Utilities in wind-rich areas have also benefited from regional transmission organizations, such as the Midcontinent Independent System Operator, which has worked aggressively over the last decade to improve grid reliability and incorporate more intermittent resources such as wind and solar.
Perhaps no utility in the country has done more to leverage those advantages than MidAmerican, a subsidiary of Berkshire Hathaway Energy, a holding company controlled by billionaire Warren Buffett.
Wind is ‘mainstream’ everywhere, not just Iowa
Since 2004, the company has installed more than 4 gigawatts of wind energy at 19 sites across Iowa, with an estimated total investment of $6.7 billion. An additional 550 MW is projected to come online at two sites this year, while Wind XI will be built in three phases at six sites, with in-service target dates for each phase set for 2017, 2018 and 2019, Fehr said.
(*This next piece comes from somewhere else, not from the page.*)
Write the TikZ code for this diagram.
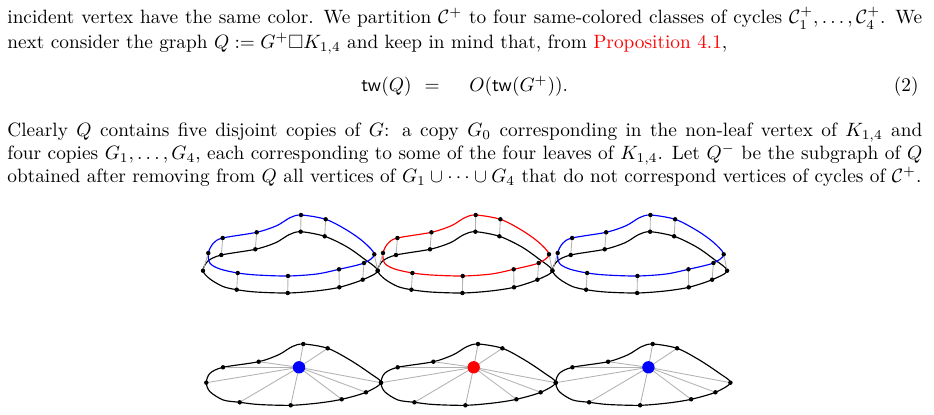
\documentclass[tikz,border=0pt]{standalone}
\usepackage{amssymb}
\begin{document}
\begin{tikzpicture}[x=0.5181pt,y=-0.5181pt,
  dot/.style={circle,fill=black,inner sep=0pt,minimum size=2.3pt},
  hub/.style={circle,inner sep=0pt,minimum size=6.4pt},
  cyc/.style={line width=0.6pt},
  rung/.style={draw=black!30,line width=0.45pt},
  txt/.style={anchor=base west,inner sep=0pt}]
\useasboundingbox (0,0) rectangle (934,414);

% ---------- text ----------
\node[txt] (l1) at (7,24) {\makebox[474pt][s]{incident vertex have the same color. We partition $\mathcal{C}^+$ to four same-colored classes of cycles $\mathcal{C}^+_1,\ldots,\mathcal{C}^+_4$. We}};
\node[txt] (l2) at (7,48.5) {next consider the graph $Q := G^+\square K_{1,4}$ and keep in mind that, from \textcolor{red}{Proposition 4.1},};
\node[anchor=base east,inner sep=0pt] (eqa) at (412,92) {$\mathsf{tw}(Q)$};
\node[anchor=base,inner sep=0pt] (eqb) at (432,92) {$=$};
\node[anchor=base west,inner sep=0pt] (eqc) at (469,92) {$O(\mathsf{tw}(G^+)).$};
\node[anchor=base east,inner sep=0pt] (eqn) at (919,92) {(2)};
\node[txt] (p1) at (7,136.5) {\makebox[474pt][s]{Clearly $Q$ contains five disjoint copies of $G$: a copy $G_0$ corresponding in the non-leaf vertex of $K_{1,4}$ and}};
\node[txt] (p2) at (7,159.5) {\makebox[474pt][s]{four copies $G_1,\ldots,G_4$, each corresponding to some of the four leaves of $K_{1,4}$. Let $Q^-$ be the subgraph of $Q$}};
\node[txt] (p3) at (7,182.5) {obtained after removing from $Q$ all vertices of $G_1\cup\cdots\cup G_4$ that do not correspond vertices of cycles of $\mathcal{C}^+$.};

% ---------- vertex positions ----------
\foreach \k in {0,1,2}{
 \begin{scope}[shift={(\k*174.7,0)}]
  \foreach \i/\x/\y in {1/301/215,2/325.7/219.3,3/374.3/254.3,4/364/263,5/339/269.3,6/288/276,7/237.7/273,8/208.3/253,9/222.7/238,10/256.7/232.3}
    \coordinate (t\k-\i) at (\x,\y);
  \foreach \i/\x/\y in {1/300.7/231.7,2/324.7/236.3,3/377.7/270.7,4/362.7/279.7,5/339.3/287.3,6/287.7/293,7/236.7/289.7,8/203/270.7,9/221.3/255,10/255.3/249.3}
    \coordinate (b\k-\i) at (\x,\y);
  \foreach \i/\x/\y in {1/303.3/344,2/327.7/348.3,3/381/382.7,4/366/392.3,5/341.7/399.3,6/290.7/405.3,7/239.7/402.3,8/206.3/382.7,9/223/367.3,10/258.7/361.7}
    \coordinate (c\k-\i) at (\x,\y);
  \coordinate (h\k) at (299,367.3);
 \end{scope}
}

% ---------- cycles ----------
\foreach \k/\col in {0/blue,1/red,2/blue}{
 \begin{scope}[shift={(\k*174.7,0)}]
  \draw[cyc,draw=black] plot[smooth cycle] coordinates {
    (203,270.7) (208,261) (221.3,255) (255.3,249.3) (275.7,242.7) (289,234.7)
    (300.7,231.7) (324.7,236.3) (346.7,246.7) (363.3,258.3) (377.7,270.7)
    (362.7,279.7) (339.3,287.3) (315.7,291) (287.7,293) (255.7,292)
    (236.7,289.7) (223,286.5) (210,279)};
  \draw[cyc,draw=\col] plot[smooth cycle] coordinates {
    (208.3,253) (213.3,243.3) (222.7,238) (256.7,232.3) (276.7,225.7) (290,217.7)
    (301,215) (325.7,219.3) (346.7,230) (363.3,241.7) (374.3,254.3)
    (364,263) (339,269.3) (316.7,274) (288,276) (256.7,275)
    (237.7,273) (220,269) (210,263.3)};
  \draw[cyc,draw=black] plot[smooth cycle] coordinates {
    (206.3,382.7) (210,373.3) (223,367.3) (258.7,361.7) (278.7,354.7) (292,346.7)
    (303.3,344) (327.7,348.3) (350,360) (370,373.3) (381,382.7)
    (366,392.3) (341.7,399.3) (318.7,403) (290.7,405.3) (258.7,404.5)
    (239.7,402.3) (223.3,400) (210,391.7)};
 \end{scope}
}

% ---------- rungs and spokes ----------
\foreach \k in {0,1,2}{
  \foreach \i in {1,...,10}{
    \draw[rung] (t\k-\i) -- (b\k-\i);
    \draw[rung] (h\k) -- (c\k-\i);
  }
}

% ---------- vertices ----------
\foreach \k/\col in {0/blue,1/red,2/blue}{
  \foreach \i in {1,...,10}{
    \node[dot] (vt\k-\i) at (t\k-\i) {};
    \node[dot] (vb\k-\i) at (b\k-\i) {};
    \node[dot] (vc\k-\i) at (c\k-\i) {};
  }
  \node[hub,fill=\col] (vh\k) at (h\k) {};
}
\end{tikzpicture}
\end{document}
MidAmerican would not identify its proposed Wind XI sites, citing ongoing lease negotiations between the utility and landowners. But Fehr described them as being generally within the established wind belt of central Iowa, but with the “center of gravity moving east,” reflecting the expansion of transmission corridors.
Hensley, the AWEA analyst, stressed the growing role that projects like Wind XI will have in providing electricity beyond state and regional boundaries to feed load centers at greater distances from the rural regions where wind energy is produced.
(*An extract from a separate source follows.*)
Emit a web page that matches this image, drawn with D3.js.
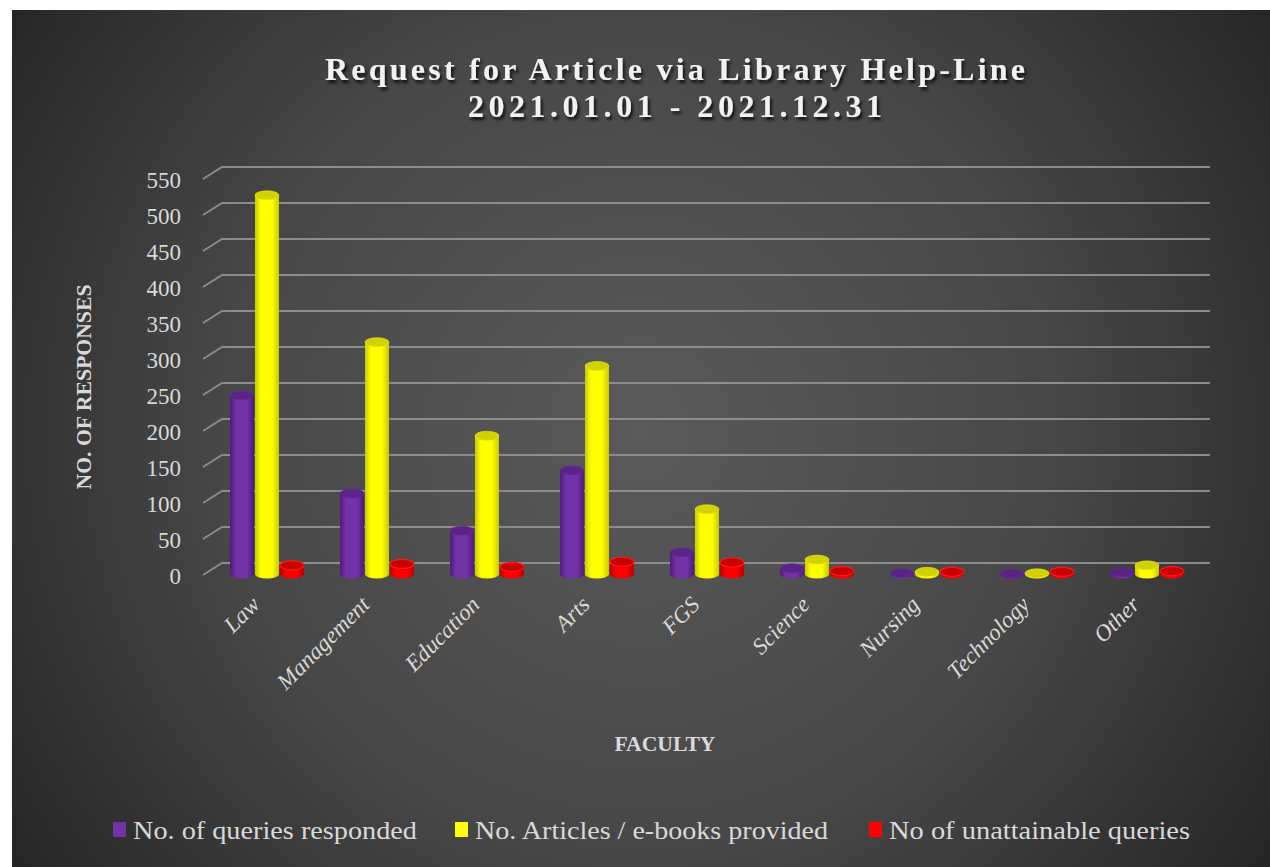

“What this reflects is that wind energy is now becoming a mainstream energy source for the entire country, not just for places like Texas or Iowa,” he said.
That trend is reflected not only in the completion of transmission lines that carry wind power from production sites to load centers, but in the recent siting of utility-scale wind projects in non-traditional states like North Carolina and Connecticut. As for mega-wind farms, Hensley said projects the size of Wind XI could be ripe in a handful of other Midwestern and Plains states — including Texas, Oklahoma and Kansas — as well as in parts of the Intermountain West.
Only one other gigawatt-plus scale wind farm operates in the United States, the Alta Wind Energy Center in Kern County, Calif. That project, with a nameplate capacity of 1,547 MW, is the nation’s largest wind farm and sells all of its generation to Southern California Edison Co. under a 25-year power purchase agreement.
Another mega-scale wind project designed to serve Western electricity markets is the Chokecherry and Sierra Madre Wind Energy Project in southern Wyoming. There, developers hope to produce up to 3 GW of wind energy at a site near Interstate 80 in Carbon County. That project, projected to host 1,000 turbines, remains under review by federal regulators.